[Begin MATERIAL]
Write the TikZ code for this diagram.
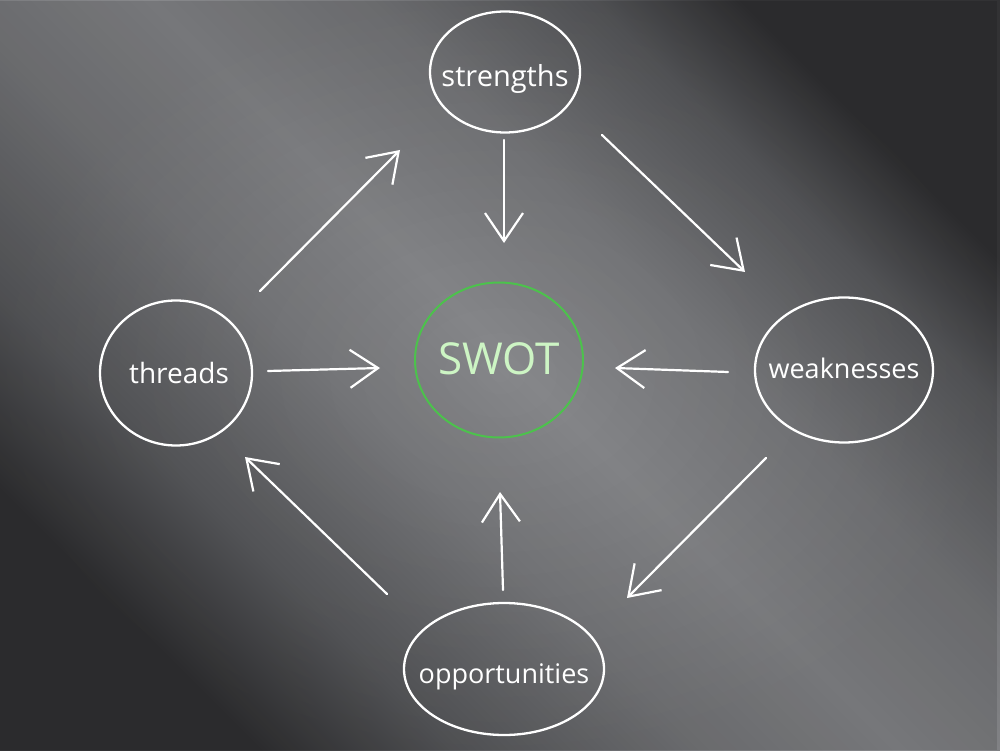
\documentclass[tikz,border=0pt]{standalone}
\usepackage{fontspec}
\setmainfont{Open Sans}
\usetikzlibrary{arrows.meta,shapes.geometric,fadings}
\definecolor{bgc0}{HTML}{323234}
\definecolor{bgc1}{HTML}{5A5B5E}
\definecolor{bgc2}{HTML}{797A7D}
\definecolor{bgc3}{HTML}{87888B}
\definecolor{swotgreen}{HTML}{4CC24C}
\definecolor{swottext}{HTML}{CDF5C4}
\pgfdeclarehorizontalshading{bgsh}{100bp}{color(0bp)=(bgc0); color(25bp)=(bgc0);
  color(33bp)=(bgc1); color(43bp)=(bgc2); color(51bp)=(bgc3); color(60bp)=(bgc2);
  color(69bp)=(bgc1); color(75bp)=(bgc0); color(100bp)=(bgc0)}
\tikzfading[name=vign, inner color=transparent!100, outer color=transparent!0]
\begin{document}
\begin{tikzpicture}[x=1pt,y=1pt,
  bubble/.style={draw=white, line width=2.3pt, ellipse, inner sep=0pt},
  word/.style={text=white, font=\fontsize{27}{32}\selectfont, inner sep=0pt},
  arr/.style={draw=white, line width=2.2pt, line cap=round,
    -{Straight Barb[length=28pt,width=38pt,line width=2.2pt]}},
]
\useasboundingbox (0,0) rectangle (1000,750);
\shade[shading=bgsh, shading angle=45] (0,0) rectangle (1000,750);
\fill[black, opacity=0.12, path fading=vign, fit fading=true] (0,0) rectangle (1000,750);

\node[bubble, minimum width=150pt, minimum height=121pt,
  label={[word, font=\fontsize{29}{34}\selectfont, yshift=-7pt]center:strengths}] (st) at (505,678) {};
\node[bubble, draw=swotgreen, line width=2pt, minimum width=168pt, minimum height=155pt,
  label={[word, text=swottext, font=\fontsize{44}{48}\selectfont, yshift=1pt]center:SWOT}] (swot) at (499,390) {};
\node[bubble, minimum width=152pt, minimum height=145pt,
  label={[word, font=\fontsize{28}{32}\selectfont, xshift=3pt]center:threads}] (th) at (176,377) {};
\node[bubble, minimum width=178pt, minimum height=145pt,
  label={[word, yshift=2pt]center:weaknesses}] (wk) at (844,380) {};
\node[bubble, minimum width=200pt, minimum height=132pt,
  label={[word, yshift=-8pt]center:opportunities}] (op) at (504,81) {};

\coordinate (a1s) at (504,610); \coordinate (a1e) at (504,507);
\coordinate (a2s) at (602,615); \coordinate (a2e) at (745,478);
\coordinate (a3s) at (728,378); \coordinate (a3e) at (615,382);
\coordinate (a4s) at (766,292); \coordinate (a4e) at (627,152);
\coordinate (a5s) at (503,160); \coordinate (a5e) at (500,258);
\coordinate (a6s) at (387,156); \coordinate (a6e) at (245,293);
\coordinate (a7s) at (268,379); \coordinate (a7e) at (380,382);
\coordinate (a8s) at (260,459); \coordinate (a8e) at (400,600);

\draw[arr] (a1s) -- (a1e);
\draw[arr] (a2s) -- (a2e);
\draw[arr] (a3s) -- (a3e);
\draw[arr] (a4s) -- (a4e);
\draw[arr] (a5s) -- (a5e);
\draw[arr] (a6s) -- (a6e);
\draw[arr] (a7s) -- (a7e);
\draw[arr] (a8s) -- (a8e);
\end{tikzpicture}
\end{document}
[End MATERIAL]
:: INSTRUCTION ::
The data should be printed again unchanged; leave its pictures out.

:: RESPONSE TO THIS TASK ::
Write the TikZ code for this diagram.
\documentclass[tikz,border=0pt]{standalone}
\usepackage{fontspec}
\setmainfont{Open Sans}
\usetikzlibrary{arrows.meta,shapes.geometric,fadings}
\definecolor{bgc0}{HTML}{323234}
\definecolor{bgc1}{HTML}{5A5B5E}
\definecolor{bgc2}{HTML}{797A7D}
\definecolor{bgc3}{HTML}{87888B}
\definecolor{swotgreen}{HTML}{4CC24C}
\definecolor{swottext}{HTML}{CDF5C4}
\pgfdeclarehorizontalshading{bgsh}{100bp}{color(0bp)=(bgc0); color(25bp)=(bgc0);
  color(33bp)=(bgc1); color(43bp)=(bgc2); color(51bp)=(bgc3); color(60bp)=(bgc2);
  color(69bp)=(bgc1); color(75bp)=(bgc0); color(100bp)=(bgc0)}
\tikzfading[name=vign, inner color=transparent!100, outer color=transparent!0]
\begin{document}
\begin{tikzpicture}[x=1pt,y=1pt,
  bubble/.style={draw=white, line width=2.3pt, ellipse, inner sep=0pt},
  word/.style={text=white, font=\fontsize{27}{32}\selectfont, inner sep=0pt},
  arr/.style={draw=white, line width=2.2pt, line cap=round,
    -{Straight Barb[length=28pt,width=38pt,line width=2.2pt]}},
]
\useasboundingbox (0,0) rectangle (1000,750);
\shade[shading=bgsh, shading angle=45] (0,0) rectangle (1000,750);
\fill[black, opacity=0.12, path fading=vign, fit fading=true] (0,0) rectangle (1000,750);

\node[bubble, minimum width=150pt, minimum height=121pt,
  label={[word, font=\fontsize{29}{34}\selectfont, yshift=-7pt]center:strengths}] (st) at (505,678) {};
\node[bubble, draw=swotgreen, line width=2pt, minimum width=168pt, minimum height=155pt,
  label={[word, text=swottext, font=\fontsize{44}{48}\selectfont, yshift=1pt]center:SWOT}] (swot) at (499,390) {};
\node[bubble, minimum width=152pt, minimum height=145pt,
  label={[word, font=\fontsize{28}{32}\selectfont, xshift=3pt]center:threads}] (th) at (176,377) {};
\node[bubble, minimum width=178pt, minimum height=145pt,
  label={[word, yshift=2pt]center:weaknesses}] (wk) at (844,380) {};
\node[bubble, minimum width=200pt, minimum height=132pt,
  label={[word, yshift=-8pt]center:opportunities}] (op) at (504,81) {};

\coordinate (a1s) at (504,610); \coordinate (a1e) at (504,507);
\coordinate (a2s) at (602,615); \coordinate (a2e) at (745,478);
\coordinate (a3s) at (728,378); \coordinate (a3e) at (615,382);
\coordinate (a4s) at (766,292); \coordinate (a4e) at (627,152);
\coordinate (a5s) at (503,160); \coordinate (a5e) at (500,258);
\coordinate (a6s) at (387,156); \coordinate (a6e) at (245,293);
\coordinate (a7s) at (268,379); \coordinate (a7e) at (380,382);
\coordinate (a8s) at (260,459); \coordinate (a8e) at (400,600);

\draw[arr] (a1s) -- (a1e);
\draw[arr] (a2s) -- (a2e);
\draw[arr] (a3s) -- (a3e);
\draw[arr] (a4s) -- (a4e);
\draw[arr] (a5s) -- (a5e);
\draw[arr] (a6s) -- (a6e);
\draw[arr] (a7s) -- (a7e);
\draw[arr] (a8s) -- (a8e);
\end{tikzpicture}
\end{document}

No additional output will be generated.